# Pots



## myingling (Jan 16, 2013)

Gettin that time year turkey seasons getting near ,, had few request for some turkey calls ,,,Blanks i got from justturnin a while back 

http://i624.Rule #2/albums/tt322/RILEYYYY4/DSCF3125.jpg
http://i624.Rule #2/albums/tt322/RILEYYYY4/DSCF3127.jpg

http://i624.Rule #2/albums/tt322/RILEYYYY4/DSCF3120.jpg
http://i624.Rule #2/albums/tt322/RILEYYYY4/DSCF3123.jpg

This one here turned out realy nice i like the color ,,I showed this blank to few people when it was still rough looking and no one wanted it LOL Then posted up on few huntin sites after finished and everyone wanted it LOL

http://i624.Rule #2/albums/tt322/RILEYYYY4/DSCF3108.jpg
http://i624.Rule #2/albums/tt322/RILEYYYY4/DSCF3106.jpg


----------



## hobbit-hut (Jan 16, 2013)

Nice presentation, Beautiful calls, gona be sum bird on the table for sure.


----------



## longbeard (Jan 16, 2013)

Those are :specool:
Those are really nice. I like the resin filled ones. How dooes the resin pots sound compaired to the more tradition ones?


----------



## bearmanric (Jan 16, 2013)

Nice looking work. Rick


----------



## Dane Fuller (Jan 16, 2013)

Stellar!

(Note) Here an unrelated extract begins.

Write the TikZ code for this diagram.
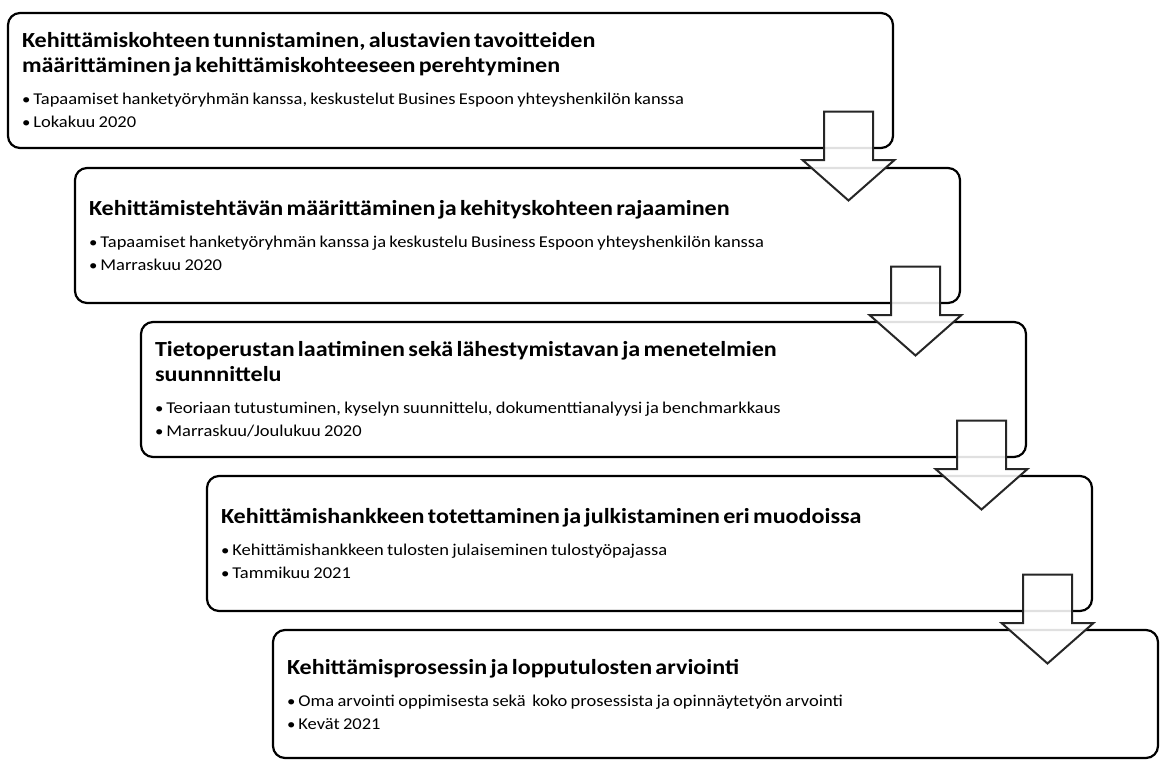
\documentclass[tikz,border=0pt]{standalone}
\usepackage{fontspec}
\setmainfont{Carlito}[FakeStretch=1.12]
\usetikzlibrary{calc}

\tikzset{
  phase/.style={draw=black, line width=2.2pt, rounded corners=12pt, anchor=north west, outer sep=0pt,
    text width=857pt, inner xsep=14pt, inner ysep=0pt, minimum height=135pt, align=left, fill=white},
  blockarrow/.style={draw=black!85, line width=2pt, fill=white, fill opacity=0.88, line join=miter}
}
\newcommand{\phasetitle}[1]{{\fontsize{21.5}{25}\selectfont\bfseries #1\par}\vspace{9pt}}
\newcommand{\phaseitem}[1]{{\fontsize{16.5}{23}\selectfont{\fontsize{15}{23}\selectfont\textbullet}\hspace{3pt}#1\par}}
\newcommand{\downarrowat}[1]{%
  \draw[blockarrow] ($(#1.south east)+(-69,-36.5)$) -- ($(#1.south east)+(-20,-36.5)$)
    -- ($(#1.south east)+(-20,12)$) -- ($(#1.south east)+(1.5,12)$)
    -- ($(#1.south east)+(-44.5,52.5)$) -- ($(#1.south east)+(-90.5,12)$)
    -- ($(#1.south east)+(-69,12)$) -- cycle;}

\begin{document}
\begin{tikzpicture}[x=1pt,y=-1pt]
    \useasboundingbox (0,0) rectangle (1160,760);

    %phases
    \node[phase] (b1) at (8,13) {\phasetitle{Kehittämiskohteen tunnistaminen, alustavien tavoitteiden\\ määrittäminen ja kehittämiskohteeseen perehtyminen}
      \phaseitem{Tapaamiset hanketyöryhmän kanssa, keskustelut Busines Espoon yhteyshenkilön kanssa}
      \phaseitem{Lokakuu 2020}};
    \node[phase] (b2) at (75,168) {\phasetitle{Kehittämistehtävän määrittäminen ja kehityskohteen rajaaminen}
      \phaseitem{Tapaamiset hanketyöryhmän kanssa ja keskustelu Business Espoon yhteyshenkilön kanssa}
      \phaseitem{Marraskuu 2020}};
    \node[phase] (b3) at (141,322) {\phasetitle{Tietoperustan laatiminen sekä lähestymistavan ja menetelmien\\ suunnnittelu}
      \phaseitem{Teoriaan tutustuminen, kyselyn suunnittelu, dokumenttianalyysi ja benchmarkkaus}
      \phaseitem{Marraskuu/Joulukuu 2020}};
    \node[phase] (b4) at (207,476) {\phasetitle{Kehittämishankkeen totettaminen ja julkistaminen eri muodoissa}
      \phaseitem{Kehittämishankkeen tulosten julaiseminen tulostyöpajassa}
      \phaseitem{Tammikuu 2021}};
    \node[phase, minimum height=128pt] (b5) at (273,630) {\phasetitle{Kehittämisprosessin ja lopputulosten arviointi}
      \phaseitem{Oma arvointi oppimisesta sekä\ \ koko prosessista ja opinnäytetyön arvointi}
      \phaseitem{Kevät 2021}};

    %arrows
    \downarrowat{b1}
    \downarrowat{b2}
    \downarrowat{b3}
    \downarrowat{b4}

\end{tikzpicture}
\end{document}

I'm interested in how they sound compared to traditional pot calls too.


----------



## myingling (Jan 16, 2013)

Thanks 


They make for nice sounding call ,,The copper surface they tend to mellow the sound a bit so copper dont rattle ,, but with all woods or materials are different in sound and you adjust the in side deminsions to keep the sound i perfer in my calls ,,


----------



## BarbS (Jan 16, 2013)

Beautiful woods; I'm sure you'll have no trouble selling those!


----------